How the ship does in the initial sea trials, Stackley said, will determine the ship’s delivery date in the spring.
“We’ve got a builder’s sea trial with a notional start of the 7th of December,” he said. “That is the critical milestone in terms of being able to deliver in the spring. We need a successful trial. We’ll learn things from the trial, we always do. First-of-class, we expect to learn a lot.
“We’ll come back off the trial, we’ll generate trial cards that identify deficiencies – it could be in terms of hardware, it could be in terms of software. But we take the full sea trial and schedule of test events, grade ourselves, bring the ship back, we correct the deficiencies, and then we get underway.”
With so much new technology involved, the ship will carry out a second set of builder’s sea trials before the Navy’s Board of Inspection and Survey comes aboard for acceptance trials. The scheduling of the second set of trials, Stackley said, “will be dependent on the issues we identify on the first builder’s trials.
“We have to hurdle the holidays, deal with weather-related impacts before getting back underway. Then after that second trial, having worked off issues from the first trial, that will give us the green light to go to acceptance trials.
“It becomes a trial-driven schedule, from the point in time we get underway for the first sea trials.”
During the week-long initial sea trials, the Zumwalt will be coming back to nearby Portland, Maine, several times to let off engineers who’s role in the tests is complete and take on others. Portland is easier for a ship to get in and out of quickly, but at the conclusion of the trials, the ship will head back up the narrow Kennebec River to return to the Bath shipyard.
Stackley noted that, as planned, the Zumwalt will not be complete and ready for operations when it leaves Bath next year for its home port of San Diego. While nearly all of the ship’s hull, mechanical and electrical systems will be installed in Maine, most of the mission systems, including combat systems, radars and other sensors, will be completed in California.
“This two-phased delivery approach has been in place since the contract was first struck,” he said, noting that the Navy and its contractors – including Raytheon and BAE – are in discussions now “in terms of scoping the work to ensure there’s no dropped handoff between BIW and the west coast.”
The work for the second delivery phase, he said, will be mostly for mission systems equipment and activation.
Funding for the Zumwalt is essentially complete, Stackley said, including $433 million requested in the yet-to-be-finalized 2016 budget to continue work on the ship.

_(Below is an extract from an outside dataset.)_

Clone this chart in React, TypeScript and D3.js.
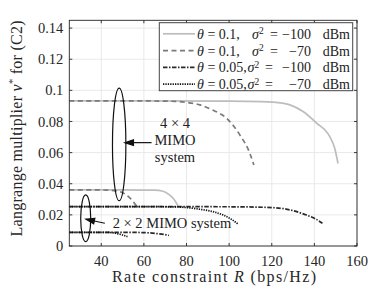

“I think the funding we need is all programmed. It’s either in our hands or in our budget on the Hill,” Stackley said. “We have a pretty healthy post-delivery test and trials budget. There’s always risk with a first-of-class, we might have identified things that were not anticipated. But our understanding of the scope of work is matched by the budget that we have either in hand or is in the 2016 request.”
Two other Zumwalt-class ships, the Michael Monsoor and Lyndon B. Johnson, also are under construction at Bath.